Travel Tips for Russia

Russia is becoming increasingly popular with tourists due to its rich cultural heritage and its popular cities of Moscow and Saint Petersburg. If you are planning or are going on a trip to Russia, then we suggest you consider some of the following travel tips.

Familiarise yourself with Russia

Do some reading around Russia before you visit it to find out a bit about the country. To give you some insight, Russia spans nine time zones and is the world’s largest country, with landscapes ranging from frozen tundras in Siberia and the endless wheat fields and pine forests of central Russia to the mountains and palm trees of the Caucasus in the South. The population was approximately around 140 million according to the last census with Central Russia, which includes Moscow, being the most densely populated area.


Be sure to check what to eat and what not to eat before you head to Russia. The country does not pose any serious health threats, with cases of food poisoning the most common problem. Most guidelines suggest avoiding buying kebabs at stands, especially at train stations, while tourists are also advised to be wary of dairy products. Tap water is safe to drink in Moscow after boiling, but tourists are advised to drink bottled water everywhere else; avoiding ice cubes and using bottled water to brush teeth is also recommended.


Russia is a spectacular country and so are its prices. The large cities of Moscow and St. Petersburg are, like most famous European cities, very expensive. On the outskirts of the larger cities you will find cheaper restaurants and accommodation. Holidaymakers are advised to get their Russian Rubles before travelling, but there are ATMs from local banks like Sberbank and international ones such as HSBC and Citibank all over Moscow, St. Petersburg and other Russian cities. When paying for something, retailers in Russia prefer to be paid in cash, but credit cards are generally accepted and travellers can still pay with traveller’s cheques.


Before jetting off to Russia you should be aware of some Russian etiquette. If you are on a business trip and are running late, there is no need to panic as this is considered normal, often due to the awful traffic in Moscow. If you are offered a drink, it is considered rude not to accept it, especially for men. Some travel guides also say that Russian men often only shake hands with a fellow male upon meeting, so women travelling with their husbands should be prepared to see that their husband’s hand is shaken and not theirs. Russians also like to dress up almost everywhere they go, so it might be worth packing some smart clothes for your trip.

Travel Insurance Buying Tips

We are all quite vulnerable when we travel because it usually means venturing out of our comfort-zones, and travel insurance is the only way to shield ourselves against monetary losses when things do go wrong.
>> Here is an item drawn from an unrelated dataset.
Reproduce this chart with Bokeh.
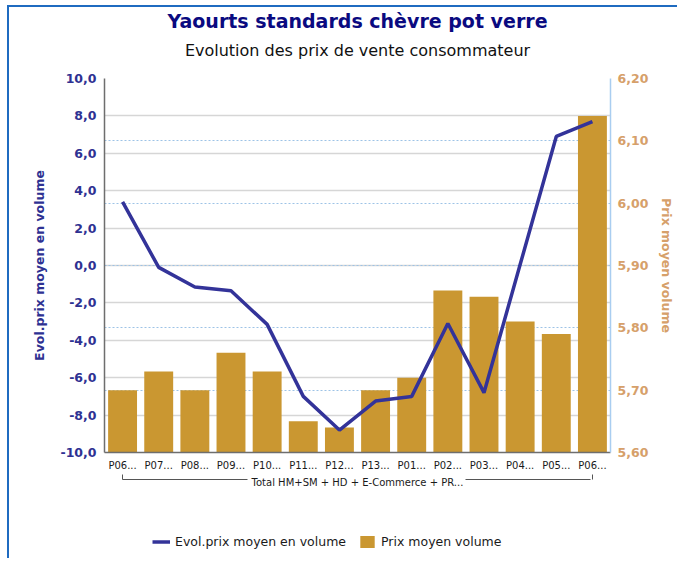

So here are some very useful tips to ensure you buy the right travel insurance that will protect you against such expected financial losses.

  • The most important thing to remember with travel insurance is that you are effectively buying an agreement, so always READ THE FINE PRINT, especially the exclusions at a coverage level and the general exclusions. They are written in legal jargon, so be sure to seek clarification on anything that you don’t understand.
  • All Insurance companies are classified as financial institutions and are consequently regulated by the government organizations like the Financial Services Authority in the UK. So be sure to check this.
  • One of the major risks is trip cancellation, so ensure you buy the travel insurance as soon as your trip is confirmed, even if you are not traveling for months. It’s not going to cost you anymore and your cover kicks in as soon as you purchase the trip insurance.
  • Always check the deductibles! A deductible, also known as excess, is what the insurance company deducts before payout on claims. For e.g. if you put in a travel medical claim of USD300 and the deductible is USD150, you’ll only get USD150.
  • Be wary of companies offering cheap travel insurance premiums, more often than not they have very high deductibles.
  • Check the payout for children because some insurance companies only pay half the payout for children, which is ridiculous because the trip costs for a child is almost the same as for adults.
  • You need to count the start day and the end day of your trip when buying travel insurance. E.g. if you are departing on 05-April and arriving back on 10-April, your need cover for 6 days and not 5 days!
  • Don’t get taken in by the high coverages like 10 million medical cover, its highly unlikely that you’ll need that. Stay focused on the actual cover you feel need. For instance, if you are traveling with expensive business equipment, then you need to ensure that is covered adequately.
  • Check the payout ceiling because insurance companies tend to have a limitation on the maximum payout. For instance payout for personal belongings could be USD5000, but the maximum payout per item may only be USD1000. So that may not be adequate to cover your expensive golf clubs. Most insurance companies will list the payouts clearly, if they don’t, avoid them.
  • If you are are frequent traveler you may want to consider taking an annual multi-trip travel insurance because it can save you time and money. Some insurance companies even throw in free extras like ski cover.